Published on November 27th, 2015 | by Debbie Martin1
The Persian Cat
The Persian is among the most iconic of all cats – it’s famously beloved of Victorian aristocrats and volcano-based villains from James Bond films. But what exactly defines this most distinctive of breeds? And where exactly did it come from? In this article, we’ll see if we can investigate the matter further.
The Persian cat is famous for its long, luxuriant fur, which is often – though not always – brilliant white. It has a small round face and a short muzzle, though modern cat-owners tend to favour a more natural-looking head structure.
History: Where did the Persian come from?
The answer here might seem an obvious one: the Persian cat came from Persia. But while the first long-haired cats do originate from Persia, it was in nineteenth century Britain that the cat we know today was properly domesticated.

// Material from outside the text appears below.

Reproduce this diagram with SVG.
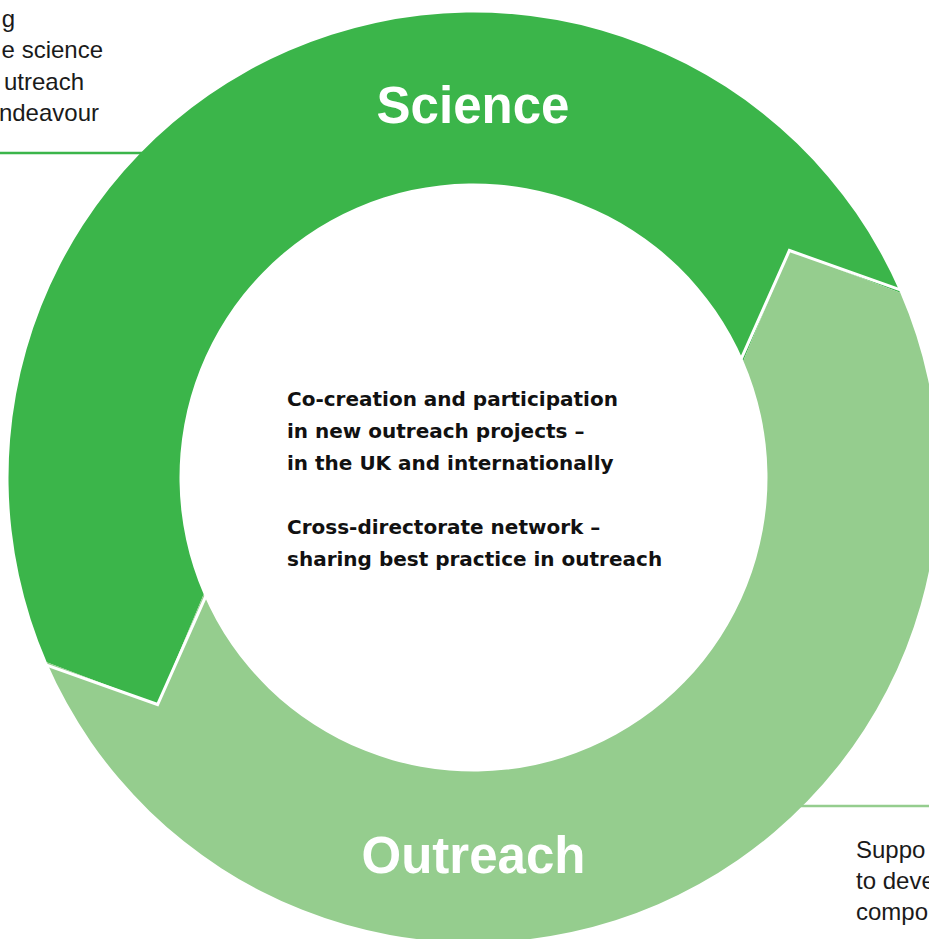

The first long-haired cats were imported to Europe from two different middle-eastern places at roughly the same period. Pietro Della Valle, an Italian nobleman and traveller during the Renaissance, is widely-credited as the first to bring back long-haired cats to Europe. During a ten-year voyage in the early 17th century that took him through the Holy Land, Turkey, India, Alexandretta and just about everywhere in between, Della Valle brought back with him a long-haired cat from Khorasan, a region of modern-day Iran.
At the same time, long-haired cats were being imported from modern-day Ankara, Turkey (the Angora) into France and then the rest of Europe. The period also saw similar breeds being brought back from the East, from as far afield as China and Burma.
A few hundred years later, at the first organised cat show in Crystal Palace, in 1871, specimens of the two breeds were put on display. A few years later, guidelines were issued which drew clear distinctions between the two – the Persian was supposed to have a longer tail, more hair and a larger head. Not everyone agreed, however and ultimately it was the Persian which proved the more popular among buyers.
Despite what we may now think, it was the Turkish cats that were white, while their Persian ones were of a darker grey colour. Moreover, genetics has taught us that the modern Persian cat is more closely related to the cats of Europe than it is to those of its geographical namesake.
Personality: What is a Persian like to own?
Thanks to popular culture, the reputation of the Persian has been slightly impugned. We might associate the breed with spoilt rich people and master criminals – but for all of their glamour, the Persian is just as playful and jolly as many other breeds – many Persians retain the same temperament they have as kittens through much of their adult lives.
Persians are, however, fairly lazy cats. They just love to sit around all day long, and prefer to exercise only in limited bursts. For this reason, they’re not quite as agile as other cats. They may even be a little clumsy – so try to discourage them from walking across any surface containing delicate, expensive items like vases and antique crockery.
If you’re looking for a luxuriant cat to stroke as you relax on the sofa, then there are few better breeds than the Persian.
Any Special Issues?
It must be said that Persian cats come bundled with a variety of different health warnings. They are one of several breeds with a genetic propensity for polycystic kidney disease, or PKD. This a condition which results in abnormal cysts developing on the kidneys, which can lead to extreme pain and death if not properly (and expensively) treated. For this reason, it’s important to be stringent when shopping for a Persian kitten – a good breeder will be able to provide you with a certificate proving that both the kitten’s parents are free from the disease.
Another potential problem stems from the so called ‘peke face’ (named after the flat-face Pekinese dog) which is popular with some breeders. This can bring about problems including deformity of the tear ducts which can result in an animal whose eyes constantly water. By the same token, the animal’s jaw might not be properly developed, which might mean that eating is highly troublesome. Check to see whether the kitten can properly close its mouth before you commit to buying.
Remember, a good breeder will be able to answer any questions you have, and be able to introduce you to the mother, and, if possible, the rest of the litter. This will allow you to check the others for signs of hereditary abnormalities. As with any pedigree breed, it’s advisable that you take the time to investigate all of the different options – find a breeder with a good reputation for producing healthy, happy kittens.